The fruits of their labour appear on page 631 of this issue, where they confirm that the proteins do indeed form hundreds of ‘core’ complexes. But they also show that these core complexes can combine with other proteins to gain additional capabilities — much like extra tool modules can be attached to a machine.

The quest for the complexes began some six years ago at Cellzome, the biotechnology firm co-founded by Superti-Furga in Heidelberg, Germany. The initial plan was to characterize all of the detectable protein complexes in a cell — the team picked yeast as it is a relatively simple and well-studied model system.

Anne-Claude Gavin, the paper's joint first author, led the effort to express all of the known yeast proteins with a small tag that would allow each one to be extracted from the cell along with any other protein bound to it. The researchers then used mass spectrometry to identify the captured proteins and their partners.

A trial run for this technique, using a subset of yeast's proteins, was published a few years ago (A.-C. Gavin et al. Nature 415, 141–147; 2002). It revealed that protein complexes are indeed the rule rather than the exception. But in the latest results, the team also fished for different binding partners for each protein several times, eventually collecting data from 52,000 samples. “By doing the entire protein complement, there is nowhere a protein can hide,” says Superti-Furga. “We would have not seen the modularity otherwise.”

Gathering such a massive amount of data may seem like a daunting task, but the real challenge still lay ahead: converting the information into something biologically meaningful. Superti-Furga turned for help to Russell, a bioinformatician at the European Molecular Biology Laboratory in Heidelberg. “Getting first access to original data that are very exciting is a dream come true for a bioinformatician,” says Russell, who worked with Patrick Aloy on the analysis.
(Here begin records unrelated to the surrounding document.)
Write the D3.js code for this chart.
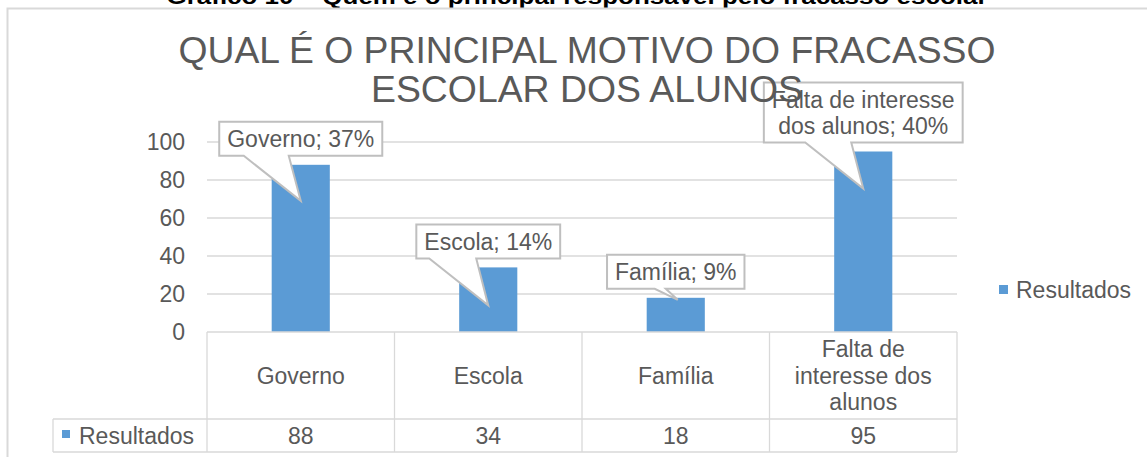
<!DOCTYPE html>
<html>
<head>
<meta charset="utf-8">
<script src="https://cdn.jsdelivr.net/npm/d3@7"></script>
<style>
	body { margin: 0; background: #fff; }
	svg text { font-family: "Liberation Sans", Arial, sans-serif; }
</style>
</head>
<body>
<div id="chart"></div>
<script>
// dados do gráfico
var categories = ["Governo", "Escola", "Família", "Falta de interesse dos alunos"];
var values = [88, 34, 18, 95];
var percents = [37, 14, 9, 40];
var yTicks = [0, 20, 40, 60, 80, 100];
var seriesName = "Resultados";
var titleLines = ["QUAL É O PRINCIPAL MOTIVO DO FRACASSO", "ESCOLAR DOS ALUNOS"];
var caption = "Gráfico 10 – Quem é o principal responsável pelo fracasso escolar";

var W = 1147, H = 457;
var gray = "#595959", gridColor = "#d9d9d9", barColor = "#5b9bd5";
var fs = 23; // tamanho da fonte do eixo / tabela

var svg = d3.select("#chart").append("svg").attr("width", W).attr("height", H);

// legenda de cima (cortada no original) + moldura do gráfico
svg.append("text").attr("x", 577).attr("y", 4).attr("text-anchor", "middle")
	.attr("font-size", 22).attr("font-weight", "bold").attr("fill", "#000")
	.attr("textLength", 821).attr("lengthAdjust", "spacingAndGlyphs").text(caption);
svg.append("path").attr("d", "M7.5," + H + "V8.5H" + W)
	.attr("fill", "none").attr("stroke", gridColor).attr("stroke-width", 2);

var plotLeft = 207, plotRight = 957, plotTop = 142, plotBottom = 332;
var x = d3.scaleBand().domain(categories).range([plotLeft, plotRight]).padding(0);
var y = d3.scaleLinear().domain([0, 100]).range([plotBottom, plotTop]);

// linhas de grade
svg.append("g").selectAll("line").data(yTicks.filter(function(d) { return d > 0; }))
	.enter().append("line")
	.attr("x1", plotLeft).attr("x2", plotRight)
	.attr("y1", function(d) { return y(d); }).attr("y2", function(d) { return y(d); })
	.attr("stroke", gridColor).attr("stroke-width", 1.3);

// eixo y
var yAxis = svg.append("g").attr("transform", "translate(" + plotLeft + ",0)")
	.call(d3.axisLeft(y).tickValues(yTicks).tickSize(0).tickPadding(22));
yAxis.select(".domain").remove();
yAxis.selectAll("text").attr("font-size", fs).attr("fill", gray)
	.style("font-family", "'Liberation Sans', Arial, sans-serif");

// barras
var barOff = 0.345, barW = 0.31;
svg.append("g").selectAll("rect").data(values).enter().append("rect")
	.attr("x", function(d, i) { return x(categories[i]) + x.bandwidth() * barOff; })
	.attr("width", x.bandwidth() * barW)
	.attr("y", function(d) { return y(d); })
	.attr("height", function(d) { return y(0) - y(d); })
	.attr("fill", barColor);

// tabela de dados
var rowTop = 419, rowBottom = 452, tableLeft = 53;
var tbl = svg.append("g").attr("stroke", gridColor).attr("stroke-width", 1.3);
tbl.append("line").attr("x1", plotLeft).attr("x2", plotRight).attr("y1", plotBottom).attr("y2", plotBottom);
tbl.append("line").attr("x1", tableLeft).attr("x2", plotRight).attr("y1", rowTop).attr("y2", rowTop);
tbl.append("line").attr("x1", tableLeft).attr("x2", plotRight).attr("y1", rowBottom).attr("y2", rowBottom);
tbl.append("line").attr("x1", tableLeft).attr("x2", tableLeft).attr("y1", rowTop).attr("y2", rowBottom);
tbl.selectAll("line.sep").data(categories.concat(["end"])).enter().append("line")
	.attr("x1", function(d, i) { return plotLeft + i * x.bandwidth(); })
	.attr("x2", function(d, i) { return plotLeft + i * x.bandwidth(); })
	.attr("y1", plotBottom).attr("y2", rowBottom);

// quebra de linha para os rótulos das categorias (mede o texto de verdade)
var measure = svg.append("text").attr("font-size", fs).attr("visibility", "hidden");
function textW(s) { measure.text(s); return measure.node().getComputedTextLength(); }
function wrap(str, maxW) {
	var words = str.split(" "), lines = [], cur = "";
	words.forEach(function(w) {
		var t = cur ? cur + " " + w : w;
		if (cur && textW(t) > maxW) { lines.push(cur); cur = w; } else { cur = t; }
	});
	lines.push(cur);
	return lines;
}
var catG = svg.append("g");
categories.forEach(function(c, i) {
	var lines = wrap(c, 150);
	var cy = (plotBottom + rowTop) / 2;
	var lh = 26.5;
	var t = catG.append("text").attr("text-anchor", "middle").attr("font-size", fs).attr("fill", gray);
	lines.forEach(function(l, k) {
		t.append("tspan").attr("x", x(c) + x.bandwidth() / 2)
			.attr("y", cy + (k - (lines.length - 1) / 2) * lh + fs * 0.36).text(l);
	});
});
measure.remove();
svg.append("g").selectAll("text").data(values).enter().append("text")
	.attr("x", function(d, i) { return x(categories[i]) + x.bandwidth() / 2; })
	.attr("y", (rowTop + rowBottom) / 2 + fs * 0.36)
	.attr("text-anchor", "middle").attr("font-size", fs).attr("fill", gray)
	.text(function(d) { return d; });
svg.append("rect").attr("x", 62).attr("y", 430).attr("width", 8).attr("height", 8).attr("fill", barColor);
svg.append("text").attr("x", 79).attr("y", (rowTop + rowBottom) / 2 + fs * 0.36)
	.attr("font-size", fs).attr("fill", gray).text(seriesName);

// legenda à direita
svg.append("rect").attr("x", 999).attr("y", 285).attr("width", 9).attr("height", 9).attr("fill", barColor);
svg.append("text").attr("x", 1016).attr("y", 290 + fs * 0.36)
	.attr("font-size", fs).attr("fill", gray).text(seriesName);

// balões dos rótulos de dados
var tipDy = [36, 38, 2, 37]; // ponta do balão abaixo do topo da barra
var callG = svg.append("g");
values.forEach(function(v, i) {
	var cx = x(categories[i]) + x.bandwidth() / 2;
	var label = categories[i] + "; " + percents[i] + "%";
	var lines = i === 3 ? ["Falta de interesse", "dos alunos; " + percents[i] + "%"] : [label];
	var g = callG.append("g");
	var txt = g.append("text").attr("text-anchor", "middle").attr("font-size", fs).attr("fill", gray);
	lines.forEach(function(l) { txt.append("tspan").attr("x", cx).text(l); });
	var tw = d3.max(txt.selectAll("tspan").nodes(), function(n) { return n.getComputedTextLength(); });
	var bw = tw + 16, bh = 8 + lines.length * 26;
	var bottom = y(v) - 9, top = bottom - bh, left = cx - bw / 2, right = cx + bw / 2;
	var tipX = cx + (i === 2 ? 2 : 0), tipY = y(v) + tipDy[i];
	var h = tipY - bottom;
	var b1 = tipX - 12 - h, b2 = tipX - 12;
	var p = d3.path();
	p.moveTo(left, top); p.lineTo(right, top); p.lineTo(right, bottom);
	p.lineTo(b2, bottom); p.lineTo(tipX, tipY); p.lineTo(b1, bottom);
	p.lineTo(left, bottom); p.closePath();
	g.insert("path", "text").attr("d", p.toString()).attr("fill", "#fff")
		.attr("stroke", "#bfbfbf").attr("stroke-width", 2);
	txt.selectAll("tspan").attr("y", function(d, k) { return top + 4 + 13 + k * 26 + fs * 0.36; });
});

// título
svg.append("g").selectAll("text").data(titleLines).enter().append("text")
	.attr("x", 587).attr("y", function(d, i) { return 63 + i * 39; })
	.attr("text-anchor", "middle").attr("font-size", 36).attr("fill", gray)
	.attr("textLength", function(d, i) { return i === 0 ? 817 : 432; })
	.attr("lengthAdjust", "spacingAndGlyphs")
	.text(function(d) { return d; });
</script>
</body>
</html>
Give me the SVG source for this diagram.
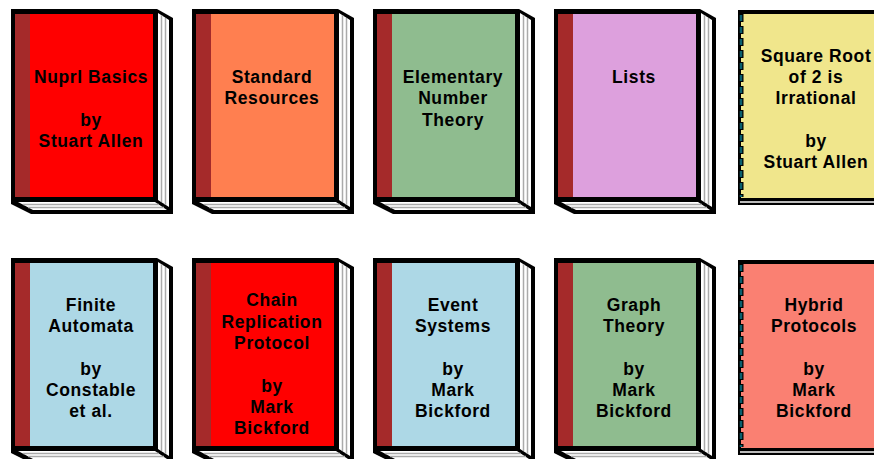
<svg xmlns="http://www.w3.org/2000/svg" xmlns:xlink="http://www.w3.org/1999/xlink" width="874" height="459" viewBox="0 0 874 459">
<style>
text{font-family:"Liberation Sans",Arial,sans-serif;font-weight:bold;font-size:17.5px;letter-spacing:.6px;text-anchor:middle;fill:#000}
.k{fill:#000}.w{fill:#fff}.g{fill:#bbb}.b{fill:#a52a2a}
.pg{stroke:#aaa;stroke-width:1.500;fill:none}
.beadk{stroke:#000;stroke-width:5;stroke-dasharray:8 4;fill:none}
.beadt{stroke:#0a5f6e;stroke-width:2.500;stroke-dasharray:6 6;stroke-dashoffset:-1;fill:none}
</style>
<defs>
<g id="book">
<path class="k" d="M11 9H157L173 18V214H31L11 204Z"/>
<path class="w" d="M158 13L169 20V207L158 200Z"/>
<path class="w" d="M18 202H155L167 210H33Z"/>
<path class="pg" d="M161.500 15V202M165.500 18V205"/>
<path class="pg" d="M23 204.500H159M28 207.500H164"/>
<rect class="b" x="15" y="14" width="15" height="183"/>
</g>
<g id="notebook">
<rect class="k" x="738" y="10" width="140" height="195"/>
<rect x="740" y="201" width="140" height="2" class="g"/>
</g>
<path id="beads" d="M741 14V197"/>
</defs>
<g id="book-nuprl"><use xlink:href="#book"/><rect x="30" y="14" width="123" height="183" fill="#f00"/><text x="91" y="83">Nuprl Basics</text><text x="91" y="126">by</text><text x="91" y="147">Stuart Allen</text></g>
<g id="book-standard" transform="translate(181 0)"><use xlink:href="#book"/><rect x="30" y="14" width="123" height="183" fill="#ff7f50"/><text x="91" y="83">Standard</text><text x="91" y="104">Resources</text></g>
<g id="book-number" transform="translate(362 0)"><use xlink:href="#book"/><rect x="30" y="14" width="123" height="183" fill="#8fbc8f"/><text x="91" y="83">Elementary</text><text x="91" y="104">Number</text><text x="91" y="126">Theory</text></g>
<g id="book-lists" transform="translate(543 0)"><use xlink:href="#book"/><rect x="30" y="14" width="123" height="183" fill="#dda0dd"/><text x="91" y="83">Lists</text></g>
<g id="notebook-sqrt"><use xlink:href="#notebook"/><rect x="741" y="14" width="133" height="184" fill="#f0e68c"/><use xlink:href="#beads" class="beadk"/><use xlink:href="#beads" class="beadt"/><text x="816" y="62">Square Root</text><text x="816" y="83">of 2 is</text><text x="816" y="104">Irrational</text><text x="816" y="147">by</text><text x="816" y="168">Stuart Allen</text></g>
<g id="book-automata" transform="translate(0 249)"><use xlink:href="#book"/><rect x="30" y="14" width="123" height="183" fill="#add8e6"/><text x="91" y="62">Finite</text><text x="91" y="83">Automata</text><text x="91" y="126">by</text><text x="91" y="147">Constable</text><text x="91" y="168">et al.</text></g>
<g id="book-chain" transform="translate(181 249)"><use xlink:href="#book"/><rect x="30" y="14" width="123" height="183" fill="#f00"/><text x="91" y="57">Chain</text><text x="91" y="79">Replication</text><text x="91" y="100">Protocol</text><text x="91" y="143">by</text><text x="91" y="164">Mark</text><text x="91" y="185">Bickford</text></g>
<g id="book-event" transform="translate(362 249)"><use xlink:href="#book"/><rect x="30" y="14" width="123" height="183" fill="#add8e6"/><text x="91" y="62">Event</text><text x="91" y="83">Systems</text><text x="91" y="126">by</text><text x="91" y="147">Mark</text><text x="91" y="168">Bickford</text></g>
<g id="book-graph" transform="translate(543 249)"><use xlink:href="#book"/><rect x="30" y="14" width="123" height="183" fill="#8fbc8f"/><text x="91" y="62">Graph</text><text x="91" y="83">Theory</text><text x="91" y="126">by</text><text x="91" y="147">Mark</text><text x="91" y="168">Bickford</text></g>
<g id="notebook-hybrid" transform="translate(0 250)"><use xlink:href="#notebook"/><rect x="741" y="14" width="133" height="184" fill="#fa8072"/><use xlink:href="#beads" class="beadk"/><use xlink:href="#beads" class="beadt"/><text x="814" y="61">Hybrid</text><text x="814" y="82">Protocols</text><text x="814" y="125">by</text><text x="814" y="146">Mark</text><text x="814" y="167">Bickford</text></g>
<g id="connectors"/>
</svg>
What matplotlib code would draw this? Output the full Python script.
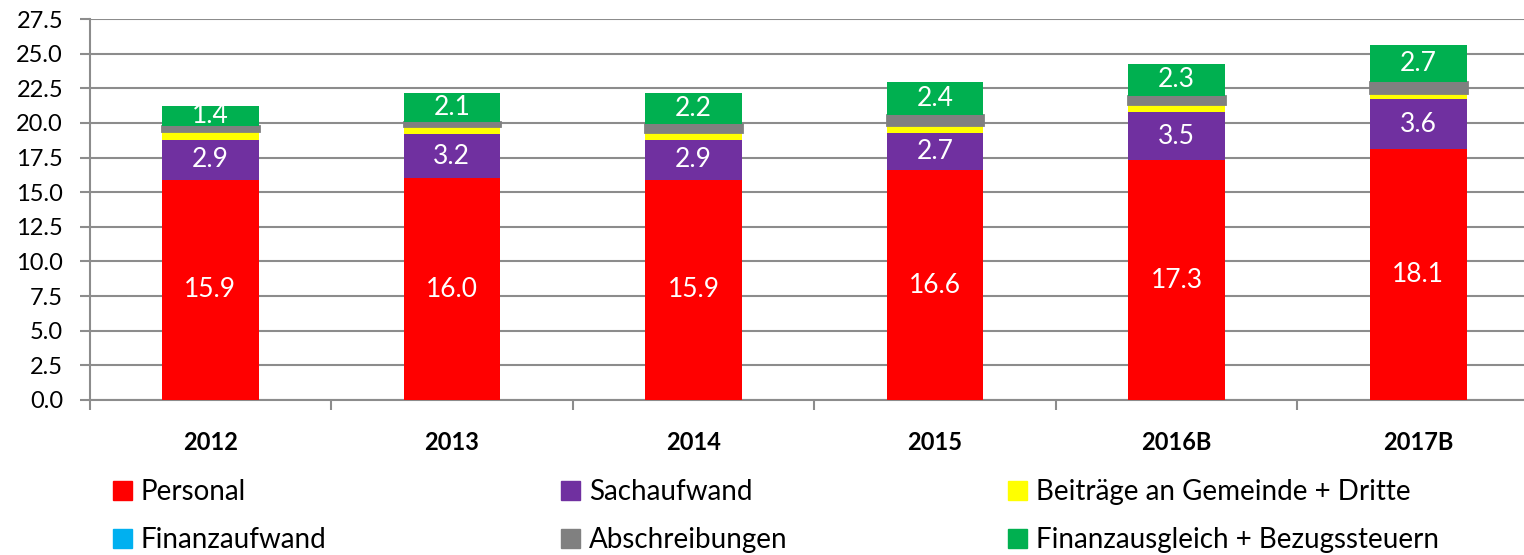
import numpy as np
import matplotlib
matplotlib.use('Agg')
import matplotlib.pyplot as plt
from matplotlib.patches import Patch

plt.rcParams['font.family'] = ['Lato', 'DejaVu Sans']

years = ['2012', '2013', '2014', '2015', '2016B', '2017B']
personal = [15.9, 16.0, 15.9, 16.6, 17.3, 18.1]
sachaufwand = [2.9, 3.2, 2.9, 2.7, 3.5, 3.6]
beitraege = [0.6, 0.5, 0.5, 0.5, 0.5, 0.4]
finanzaufwand = [0.05, 0.05, 0.05, 0.05, 0.05, 0.05]
abschreibungen = [0.35, 0.3, 0.6, 0.7, 0.6, 0.8]
finanzausgleich = [1.4, 2.1, 2.2, 2.4, 2.3, 2.7]

series = [
    ('Personal', personal, '#ff0000', True),
    ('Sachaufwand', sachaufwand, '#7030a0', True),
    ('Beiträge an Gemeinde + Dritte', beitraege, '#ffff00', False),
    ('Finanzaufwand', finanzaufwand, '#00b0f0', False),
    ('Abschreibungen', abschreibungen, '#808080', False),
    ('Finanzausgleich + Bezugssteuern', finanzausgleich, '#00b050', True),
]

fig = plt.figure(figsize=(15.24, 5.55), dpi=100)
# axes runs past the right edge, like the original (last category is clipped)
ax = fig.add_axes([89.5/1524, 1 - 400/555, (1539-89.5)/1524, (400-19)/555])

x = np.arange(len(years))
bottom = np.zeros(len(years))
for name, vals, col, lab in series:
    vals = np.array(vals)
    if name == 'Abschreibungen':
        ax.bar(x, vals, 0.4, bottom=bottom, color=col, edgecolor=col, linewidth=2, zorder=3)
    else:
        ax.bar(x, vals, 0.4, bottom=bottom, color=col, zorder=3)
    if lab:
        for xi, b, v in zip(x, bottom, vals):
            ax.text(xi, b + v/2, f'{v:.1f}', ha='center', va='center',
                    color='white', fontsize=19, zorder=4)
    bottom += vals

ax.set_ylim(0, 27.5)
ticks = np.arange(0, 27.6, 2.5)
ax.set_yticks(ticks)
ax.set_yticklabels([f'{v:.1f}' for v in ticks], fontsize=17)
ax.set_xlim(-0.5, len(years) - 0.5)
ax.set_xticks(x)
ax.set_xticklabels(years, fontsize=17, fontweight='bold')
ax.set_xticks(np.arange(-0.5, len(years)), minor=True)
ax.tick_params(axis='x', which='major', length=0, pad=22)
ax.tick_params(axis='x', which='minor', length=7, color='#8c8c8c', width=1.5)
ax.tick_params(axis='y', length=7, color='#8c8c8c', width=1.5, pad=12)
ax.grid(axis='y', color='#8c8c8c', linewidth=1.5, zorder=0)
for s in ['top', 'right']:
    ax.spines[s].set_visible(False)
for s in ['left', 'bottom']:
    ax.spines[s].set_color('#8c8c8c')
    ax.spines[s].set_linewidth(1.5)

# legend: three columns placed by hand
col_x = [113, 561, 1008]
for c in range(3):
    idx = [c, c + 3]
    fig.legend([Patch(color=series[i][2]) for i in idx],
               [series[i][0] for i in idx],
               loc='upper left', bbox_to_anchor=(col_x[c]/1524, 1 - 479/555),
               frameon=False, fontsize=20, handlelength=0.7, handleheight=0.7,
               handletextpad=0.3, labelspacing=0.8, borderaxespad=0, borderpad=0)

fig.savefig('out.png', dpi=100)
The process of getting from data to meaning involved much trial and error — and a lot of back-and-forth communication between the labs to reach a consensus. “An important element was the very intense discussions between biologists and bioinformaticians. That was the best part of the project, and where the magic happened,” says Superti-Furga, who recently left Cellzome to head the Research Center for Molecular Medicine at the Austrian Academy of Sciences in Vienna.

Apart from meetings in European hotels, these discussions took place on the phone and by e-mail over several months. Russell alone counts some 1,020 messages in his inbox relating to the project.

By explaining the data from each member's perspective, the group eventually arrived at a common interpretation. “You have to keep trying to describe what you think you are seeing and the other person keeps trying to see whether they understand,” says Superti-Furga.